When Milei took office he slashed government regulation, intervention, and administration costs. Everything that was meant to protect people from their “lack of resources.”
Yet, when he did, this is what happened…
AIER reports:
Milei’s Economic Miracle: How Argentina Slashed Inflation to 1.5%
“Poverty also declined sharply, from 52.9 percent in the first half of 2024 to 38.1 percent in the second, with UNICEF noting that 1.7 million children were lifted out of poverty since Milei took office.”
He’s raised 1.7 million children out of poverty.
Anyone with the eye to see and the belief to take action can do the same.






2 thoughts on "3 Sunday Morning Thoughts – July 13 Edition"
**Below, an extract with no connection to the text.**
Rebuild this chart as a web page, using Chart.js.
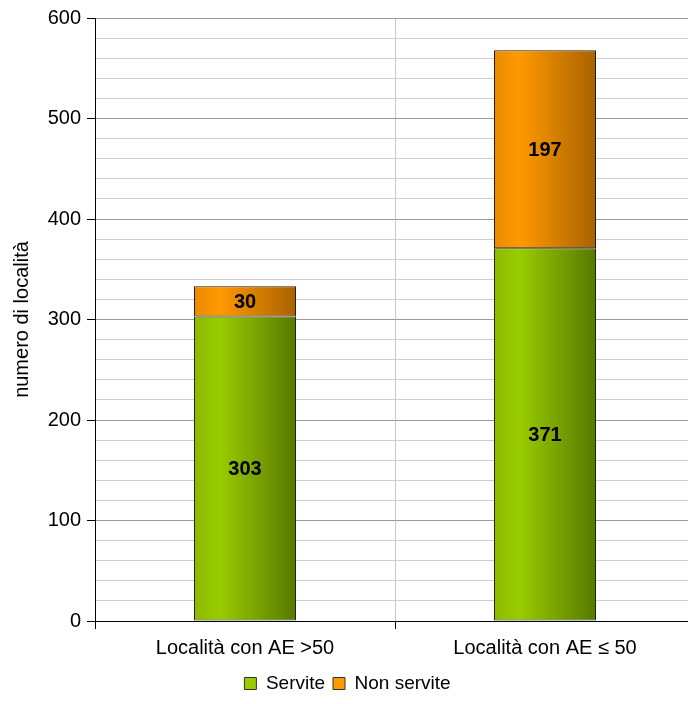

Milei might have raised kids out of poverty for now, but what happens to those kids when he has to start paying back the IMF all the billions he borrowed to lift them out of poverty?
We discuss US debt, but overlook Argentina’s mainly because when the global south borrows from the West, the Banksters effectively own the country. Our oligarchs begin extracting resources and put the people to work for minimum wage. Instead of the country’s resources enriching the people, those resources make the rich oligarchs lots of money, and the people get the crumbs. This is why nearly all of the global south has shed dollars and become more aligned with China, India, and Russia (BRICS).
Borrowing money is the solution for right-leaning libertarians. Maybe that is a temporary solution while the Argentine economy grows.
Also, are you sure India is aligned with BRICS? The US is their #1 trading partner.